UFOs and Aliens Among Us

Library of Congress                                            

 In the 1940s  and 50s reports of "flying saucers" became an American cultural phenomena. Sightings  of strange objects in the sky became the raw materials for Hollywood to present visions of potential  threats. Posters for films, like Earth vs. the Flying Saucers from 1956  illustrate these fears.  Connected to  ongoing ideas about life on the Moon, the canals on Mars, and ideas about  Martian Civilizations, flying saucers have come to represent the hopes and fears  of the modern world.          Are these alleged visitors from other  worlds peaceful and benevolent or would they attack and destroy humanity? The  destructive power of the Atomic bomb called into question the progressive potential of technology. Fear of the  possibilities for destruction in the Cold War-era proved fertile ground for  terrestrial anxieties to manifest visions of flying saucers and visitors from  other worlds who might be hidden among us in plain sight.          

Aliens Among us and Fears  of the Other

         If UFOs were visiting our world, where were these  extraterrestrials? Could they be hidden among us? Comic books and television illustrates  how the possibility of extraterrestrial visitors reflected anxieties of that era.          The  1962 comic There are  Martians Among Us, from Amazing Fantasy #15, illustrates the way fear of  extraterrestrials could reflect Cold War anxieties. In the comic, a search  party gathers around a landed alien craft, but it can find no sign of alien  beings. Radio announcers warn those nearby to stay indoors. The action shifts  to a husband and wife as he prepares to leave their home despite a television  announcer's warning to remain indoors. As he waves goodbye he reminds his wife  to stay inside. The wife however decides to slip out to the store and is  attacked and dragged off. The husband returns home and finding it empty runs  towards the telephone in a panic. In a twist, the anxious husband reveals that  he and his wife are the Martians.          The fear that there might be alien enemies in our midst  resonates with fears of Soviets and communists from the McCarthy era.  Ultimately, in this story, the humans are the ones who accost and capture the  alien woman.
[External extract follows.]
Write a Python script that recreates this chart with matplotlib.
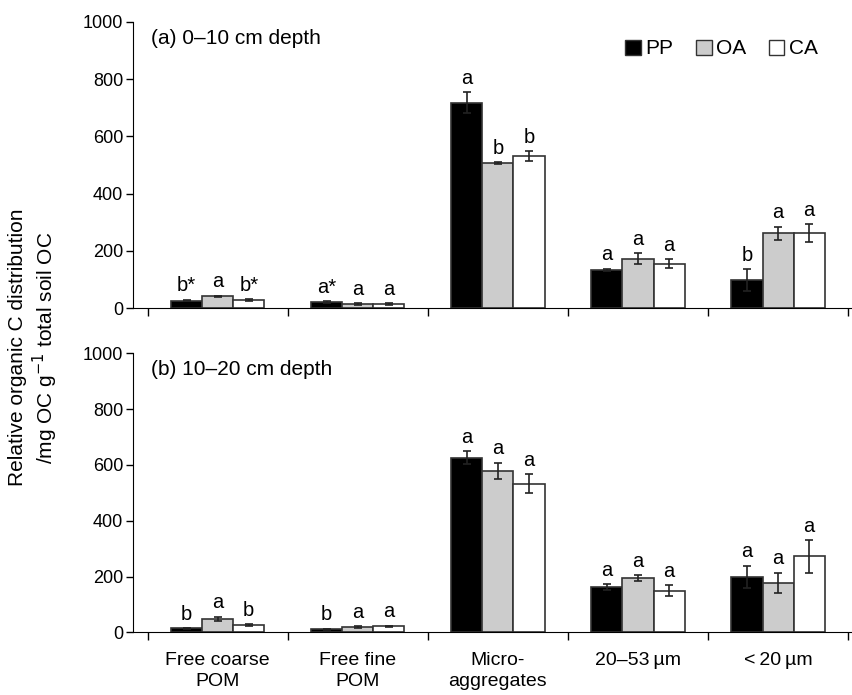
import matplotlib
matplotlib.use('Agg')
import matplotlib.pyplot as plt
import numpy as np
from matplotlib.patches import Patch

plt.rcParams['font.family'] = ['Liberation Sans', 'DejaVu Sans']

categories = ['Free coarse\nPOM', 'Free fine\nPOM', 'Micro-\naggregates',
              '20\u201353\u2009\u00b5m', '<\u200920\u2009\u00b5m']
series = ['PP', 'OA', 'CA']
colors = ['black', '#cccccc', 'white']

# (a) 0-10 cm
a_pp = [27, 22, 717, 134, 99]
a_oa = [42, 15, 506, 173, 262]
a_ca = [29, 15, 531, 156, 262]
a_pp_err = [3, 4, 36, 4, 38]
a_oa_err = [2, 2, 3, 19, 23]
a_ca_err = [4, 3, 18, 16, 31]
a_pp_lab = ['b*', 'a*', 'a', 'a', 'b']
a_oa_lab = ['a', 'a', 'b', 'a', 'a']
a_ca_lab = ['b*', 'a', 'b', 'a', 'a']

# (b) 10-20 cm
b_pp = [14, 11, 626, 162, 199]
b_oa = [48, 20, 578, 195, 177]
b_ca = [26, 22, 533, 149, 272]
b_pp_err = [2, 2, 24, 12, 40]
b_oa_err = [8, 3, 30, 11, 37]
b_ca_err = [2, 2, 33, 19, 59]
b_pp_lab = ['b', 'b', 'a', 'a', 'a']
b_oa_lab = ['a', 'a', 'a', 'a', 'a']
b_ca_lab = ['b', 'a', 'a', 'a', 'a']

fig = plt.figure(figsize=(8.53, 6.95), dpi=100)
ax1 = fig.add_axes([0.156, 0.5564, 0.844, 0.4124])
ax2 = fig.add_axes([0.156, 0.0902, 0.844, 0.4015])

x = np.arange(len(categories))
w = 0.222

def draw(ax, vals, errs, labs, title):
    for k in range(3):
        pos = x + (k - 1) * w
        ax.bar(pos, vals[k], w, color=colors[k], edgecolor='#333333', linewidth=1.2,
               yerr=errs[k], error_kw=dict(ecolor='#222222', elinewidth=1.2, capsize=3, capthick=1.2))
        for i in range(len(x)):
            ax.text(pos[i], vals[k][i] + errs[k][i] + 15, labs[k][i], ha='center', va='bottom',
                    fontsize=14.5)
    ax.set_ylim(0, 1000)
    ax.set_xlim(-0.604, 4.535)
    ax.set_yticks(range(0, 1001, 200))
    ax.set_xticks(np.arange(-0.5, 4.6, 1))
    ax.tick_params(axis='x', direction='out', length=6, width=1, labelbottom=False)
    ax.tick_params(axis='y', direction='out', length=5, width=1, pad=2, labelsize=13)
    for s in ['top', 'right']:
        ax.spines[s].set_visible(False)
    ax.text(0.025, 0.975, title, transform=ax.transAxes, fontsize=15, va='top', ha='left')

draw(ax1, [a_pp, a_oa, a_ca], [a_pp_err, a_oa_err, a_ca_err],
     [a_pp_lab, a_oa_lab, a_ca_lab], '(a) 0\u201310 cm depth')
draw(ax2, [b_pp, b_oa, b_ca], [b_pp_err, b_oa_err, b_ca_err],
     [b_pp_lab, b_oa_lab, b_ca_lab], '(b) 10\u201320 cm depth')

for i, c in enumerate(categories):
    ax2.text(x[i], -72, c, ha='center', va='top', fontsize=14, linespacing=1.3)

handles = [Patch(facecolor=colors[k], edgecolor='#333333', label=series[k]) for k in range(3)]
ax1.legend(handles=handles, loc='center right', bbox_to_anchor=(0.965, 0.905), ncol=3,
           frameon=False, fontsize=15, handlelength=0.75, handleheight=0.75,
           handletextpad=0.2, columnspacing=1.1, borderpad=0)

fig.text(0.04, 0.5, 'Relative organic C distribution\n/mg OC g$^{-1}$ total soil OC',
         rotation=90, ha='center', va='center', fontsize=15)

fig.savefig('out.png', dpi=100)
The shift in perspective puts the humans in the position of the  monsters.          

UFOs as Contemporary  Folklore

         Aside from  depictions of UFOs in media, UFOs are also part of American folk culture. Ideas  of aliens and flying saucers are a part of the mythology of America. You can find documentation  of these kinds of experiences in folk life collections. An interview with Howard Miller about hunting and hound dogs, collected as part of Tending the Commons: Folklife and Landscape in Southern West  Virginia collection, documents an individual's experience with a  potential UFO sighting.          In A mysterious light, a segment of an ethnographic  interview, Miller describes a strange light he saw once while hunting with his  dogs in 1966 "All at once it was daylight, and I looked up to see what  happened. There was a light about that big, going up, drifting up the hill.  When I looked and seen it just faded out. I've been in the Marines, and know  what airplane lights look like, and it was too big for that." When asked if he  knew what it was he offered, "I don't know what it was" but went on to explain,  "If there is any such thing as a UFO that's what that was." This unexplained  light on a walk in the woods is typical of many stories of these kinds of  encounters. It's not only the media that tells stories and represents these  kinds of ideas, documentation of the experiences and stories Americans tell  each other is similarly important for understanding and interpreting what UFOs meant  to 20th century America.          

Skepticism of UFOs and Alien Encounters

         Scientists and  astronomers express varying degrees of enthusiasm for the possibility of intelligent  life in the universe. However, scientists generally dismiss the idea that there  are aliens visiting Earth. In Pale Blue Dot:  A Vision of the Human Future in Space, Carl Sagan  reviews the possibilities of alien visitors to Earth, and suggests that there  is good reason to be skeptical of them. Much of Sagan's work focuses on debunking  folk stories and beliefs and tries to encourage more rigorous and skeptical  thought. He similarly discussed criticism of beliefs in alien visitors in his  earlier book, Demon  Haunted World: Science as a Candle in the Dark.          This zealous  criticism of belief in UFOs from Sagan, who was well known for his speculative  ideas about the likelihood of alien civilizations, might seem to be a  contradiction. Sagan himself had even speculated on the possibilities of visits  by ancient aliens in his essay from the early 60s Direct Contact among Galactic Civilizations by Relativistic  Interstellar Spaceflight.          How do we reconcile Sagan the skeptic with the imaginative Sagan?  Far from a contradiction, these two parts of Sagan's perspective offer a  framework for understanding him and the interchange between science and myth about  life on other worlds. Skepticism and speculative imagination come together as  two halves of the whole. It's essential to entertain and explore new ideas,  however strange, while at the same time testing and  evaluating the validity of those ideas.